A Survey on the GPU Multiplexing for DNN Inference and Training: A Bottom-up Approach

PhD Qualifying Examination


Title: "A Survey on the GPU Multiplexing for DNN Inference and Training: A 
Bottom-up Approach"

by

Mr. Haoxuan YU


Abstract:

The intermittent and uneven resource demands of deep neural network (DNN) 
workloads lead to suboptimal utilization of GPUs as multi-dimensional 
resources, a problem exacerbated by the rapid advancement of GPU capabilities. 
To enhance utilization of dominant GPUs, GPU multiplexing has become a widely 
adopted strategy, effectively reducing the total cost of ownership (TCO) of GPU 
clusters. However, the software infrastructure provided by hardware vendors 
lacks native support for GPU multiplexing, posing challenges for fine-grained 
GPU resource allocation and performance isolation.

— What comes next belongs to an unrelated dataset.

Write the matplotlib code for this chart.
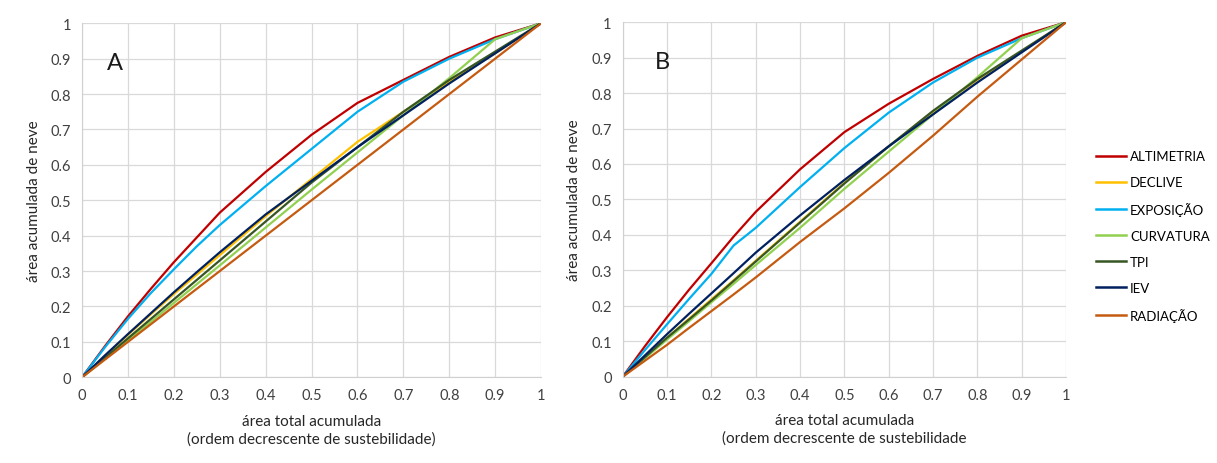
import matplotlib
matplotlib.use("Agg")
import matplotlib.pyplot as plt
from matplotlib.lines import Line2D

# ---------------- data ----------------
x_vals = [0, 0.05, 0.1, 0.15, 0.2, 0.25, 0.3, 0.4, 0.5, 0.6, 0.7, 0.8, 0.9, 1]
series_names = ["ALTIMETRIA", "DECLIVE", "EXPOSIÇÃO", "CURVATURA", "TPI", "IEV", "RADIAÇÃO"]
series_colors = ["#C00000", "#FFC000", "#00B0F0", "#92D050", "#375623", "#002060", "#C55A11"]

# Panel A
alt_a = [0, 0.088, 0.172, 0.25, 0.325, 0.395, 0.465, 0.58, 0.685, 0.775, 0.84, 0.905, 0.96, 1]
dec_a = [0, 0.06, 0.12, 0.178, 0.235, 0.29, 0.345, 0.455, 0.56, 0.665, 0.75, 0.835, 0.915, 1]
exp_a = [0, 0.085, 0.165, 0.238, 0.305, 0.37, 0.43, 0.54, 0.645, 0.75, 0.835, 0.9, 0.955, 1]
cur_a = [0, 0.052, 0.105, 0.157, 0.21, 0.263, 0.316, 0.423, 0.53, 0.635, 0.74, 0.845, 0.955, 1]
tpi_a = [0, 0.055, 0.11, 0.165, 0.22, 0.275, 0.33, 0.44, 0.55, 0.65, 0.75, 0.84, 0.92, 1]
iev_a = [0, 0.062, 0.122, 0.181, 0.24, 0.297, 0.353, 0.46, 0.555, 0.65, 0.74, 0.83, 0.915, 1]
rad_a = [0, 0.05, 0.1, 0.15, 0.2, 0.25, 0.3, 0.4, 0.5, 0.6, 0.7, 0.8, 0.9, 1]

# Panel B
alt_b = [0, 0.086, 0.168, 0.246, 0.32, 0.395, 0.465, 0.585, 0.69, 0.77, 0.84, 0.905, 0.962, 1]
dec_b = [0, 0.055, 0.11, 0.164, 0.218, 0.272, 0.327, 0.437, 0.547, 0.65, 0.748, 0.838, 0.918, 1]
exp_b = [0, 0.075, 0.148, 0.22, 0.29, 0.37, 0.42, 0.535, 0.645, 0.745, 0.83, 0.9, 0.955, 1]
cur_b = [0, 0.052, 0.105, 0.157, 0.21, 0.262, 0.315, 0.42, 0.53, 0.635, 0.74, 0.845, 0.955, 1]
tpi_b = [0, 0.055, 0.11, 0.162, 0.215, 0.27, 0.325, 0.435, 0.545, 0.65, 0.75, 0.84, 0.92, 1]
iev_b = [0, 0.06, 0.12, 0.178, 0.235, 0.292, 0.35, 0.455, 0.555, 0.65, 0.74, 0.83, 0.915, 1]
rad_b = [0, 0.045, 0.09, 0.138, 0.185, 0.232, 0.28, 0.38, 0.475, 0.575, 0.68, 0.79, 0.895, 1]

panel_a = [alt_a, dec_a, exp_a, cur_a, tpi_a, iev_a, rad_a]
panel_b = [alt_b, dec_b, exp_b, cur_b, tpi_b, iev_b, rad_b]

tick_vals = [0, 0.1, 0.2, 0.3, 0.4, 0.5, 0.6, 0.7, 0.8, 0.9, 1]
tick_labels = ["0", "0.1", "0.2", "0.3", "0.4", "0.5", "0.6", "0.7", "0.8", "0.9", "1"]

ylabel = "área acumulada de neve"
xlabel_a = "área total acumulada\n(ordem decrescente de sustebilidade)"
xlabel_b = "área total acumulada\n(ordem decrescente de sustebilidade"

# ---------------- plot ----------------
plt.rcParams['font.family'] = ['Lato', 'DejaVu Sans']

fig = plt.figure(figsize=(12.17, 4.64), dpi=100)
ax_a = fig.add_axes([0.0674, 0.1847, 0.3772, 0.7630])
ax_b = fig.add_axes([0.5117, 0.1860, 0.3643, 0.7640])

def style(ax, data, letter, lx, xlabel):
    for vals, name, col in zip(data, series_names, series_colors):
        ax.plot(x_vals, vals, color=col, lw=1.6, label=name,
                solid_capstyle='round', solid_joinstyle='round')
    ax.set_xlim(0, 1)
    ax.set_ylim(0, 1)
    ax.set_xticks(tick_vals)
    ax.set_xticklabels(tick_labels)
    ax.set_yticks(tick_vals)
    ax.set_yticklabels(tick_labels)
    ax.tick_params(length=0, labelsize=10.5, colors="#404040", pad=8)
    ax.grid(True, color="#d9d9d9", lw=0.9)
    ax.set_axisbelow(True)
    for s in ["top", "right"]:
        ax.spines[s].set_visible(False)
    for s in ["left", "bottom"]:
        ax.spines[s].set_color("#d0d0d0")
    ax.set_ylabel(ylabel, fontsize=11, color="#262626", labelpad=7)
    ax.set_xlabel(xlabel, fontsize=11, color="#262626", labelpad=8, linespacing=1.3)
    ax.text(lx, 0.89, letter, transform=ax.transAxes, fontsize=17,
            color="#1a1a1a", va="center", ha="left")

style(ax_a, panel_a, "A", 0.055, xlabel_a)
style(ax_b, panel_b, "B", 0.072, xlabel_b)

handles = [Line2D([0], [0], color=c, lw=1.8) for c in series_colors]
fig.legend(handles, series_names, loc="upper left", bbox_to_anchor=(0.896, 0.685),
           frameon=False, fontsize=9.5, handlelength=2.3, handletextpad=0.3,
           labelspacing=1.05, borderaxespad=0)

fig.savefig("out.png", dpi=100)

This survey reviews recent research efforts on GPU multiplexing, with a focus 
on resource utilization and performance isolation. We analyze device drivers, 
programming toolkits, machine learning (ML) frameworks, and cluster management 
from the bottom up, exploring opportunities for improving GPU multiplexing from 
multiple perspectives. We hope this survey sheds light on system optimization 
for GPU multiplexing and facilitates future designs of GPU multiplexing 
software stacks.


Date:                   Tuesday, 20 August 2024

Time:                   3:00pm - 5:00pm

Venue:                  Room 5510
                        Lifts 25/26

Committee Members:      Prof. Song Guo (Supervisor)
                        Dr. Wei Wang (Chairperson)
                        Prof. Kai Chen
                        Prof. Qian Zhang